Posted: June 19th, 2014 1:55 PM

I hope Village of OP makes sure that this time Schiess doesn't build a taller structure or use the wrong material as he did on his previous project at the Opera Club. http://www.oakpark.com/News/Articles/8-4-2006/Schiess-fined-$188K--for-condo-changes-/

Irishman  

Posted: June 18th, 2014 9:01 PM

Completely bogus as a so-called "improvement" in design. At least the old design had a faint solid Romanesque appeal to it. The new design is a cross between the Russianesque Whitco appearance and a Miami Beach '30s condo that has been condemned for sheer ugliness.

Jim'e'  

Posted: June 18th, 2014 11:56 AM

Wow, tuff crowd. If JP was still VP the meeting with the Prez, Arch and Arch eperts would have taken 3 years, rather than the short time this took. Congragulations to Anan for getting a movement rather than ........

Foomer  

Posted: June 18th, 2014 10:46 AM

300-500 ft? What is it retail for ants?

Ex-Retailer from The OP from Oak Park  

Posted: June 18th, 2014 8:49 AM

That 300-500 feet of "retail" space will make a great office for the agent in charge of selling the 10 condos above. Or an accountants office. Either way, it will be empty within 12 months.

Anne  

Posted: June 18th, 2014 6:05 AM

@neo, I think we're all just unhappy about more tasteless senseless architecture in OP. Tom-is absolutely right. Sell the condos prior. I rather see an empty lot then a tall empty building with a joke for retail space. Go develop somewhere else! FLW district doesn't need glorified apartments any more than it needs tacky architecture

NEOPer from Oak Park  

Posted: June 18th, 2014 5:43 AM

It sounds to me like Mr. Gater-Murtagh is unhappy with his new Village President.

Tom from Oak Park   

Posted: June 17th, 2014 11:51 PM

I don't even want their market research. I want every unit sold prior to development. If they are so great, people should be tearing at their front door for first dibs. Without a single interested party to purchase and live their, I see the market speaking quite clearly. Must be about some sort of wealth transfer or subsidies. Follow g the cash flow always leads to the truth. And truth is that there are currently no buyers. So where exactly is the cash flow to give some real I sight?

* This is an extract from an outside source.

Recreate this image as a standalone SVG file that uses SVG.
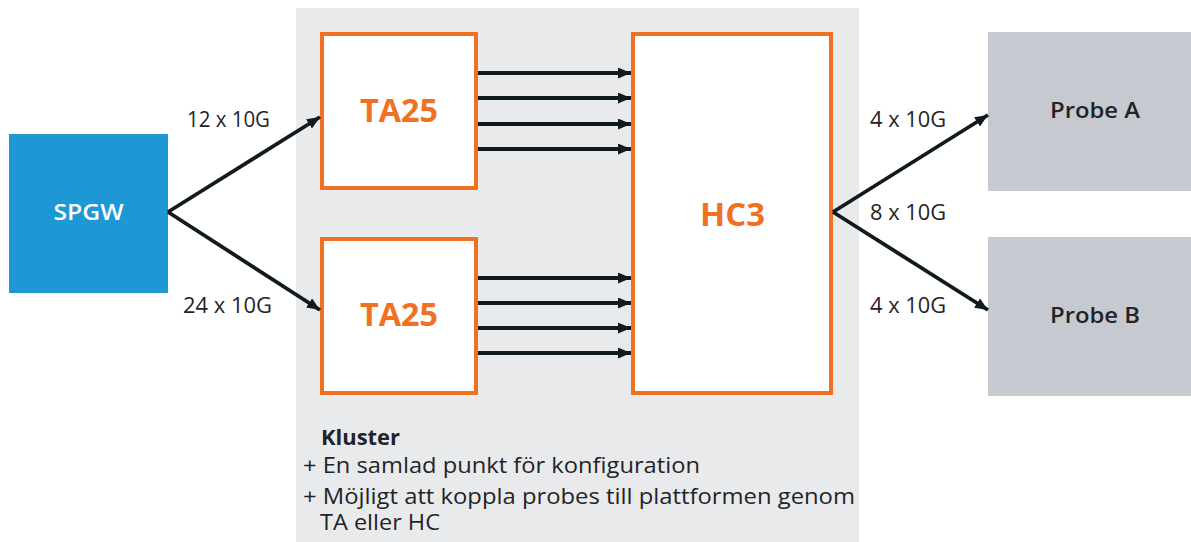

Al Gater from Oak Park, Illinois  

Posted: June 17th, 2014 10:34 PM

Been over a year now and we have not seen village officials breaking ground with golden shovel yet. Lot of old development plans in embryo stage with no signatures. At the same time the Pope agenda is making a comeback. The Living Wage is back and so is the Roosevelt TIF. The president is thinking about hiring someone to research the LW. Money must be flowing, Who knows, maybe we will have a Madison TIF 25th Anniversary Gala in 2015.

Samuel of OP  

Posted: June 17th, 2014 8:58 PM

What business would want a 300-500 sqft of retail space? A flower, hot dog or lemonade stand? Will they be able to afford the rent & taxes? What about parking? I'm happy the other architects gave their input on the very much needed redesign, however, the target market for these "luxury" condos doesn't exist anymore. This is an "old school" idea with developers & architects that are out of touch with the present & future generations & markets. It's too bad. Where's your mkt research?

Tom from Oak Park  

Posted: June 17th, 2014 8:10 PM

With so many failures to date... Whiteco, Lake and Forest and a plethora of others, how does the village quantify this the any different? If you were going to spend well over half a million dollars, why in the world would someone choose to live in a box of no architectural significance on a busy street?

Doug Stewart from Oak Park  

Posted: June 17th, 2014 7:08 PM

Still Bigger - but much more acceptable design. Thanks to all who participated and brought sense to the table.

Good Collaboration  

Posted: June 17th, 2014 3:42 PM

Would be great if the same happens on the Forest/Lake and South/Harlem. No more WhiteCo's ever again.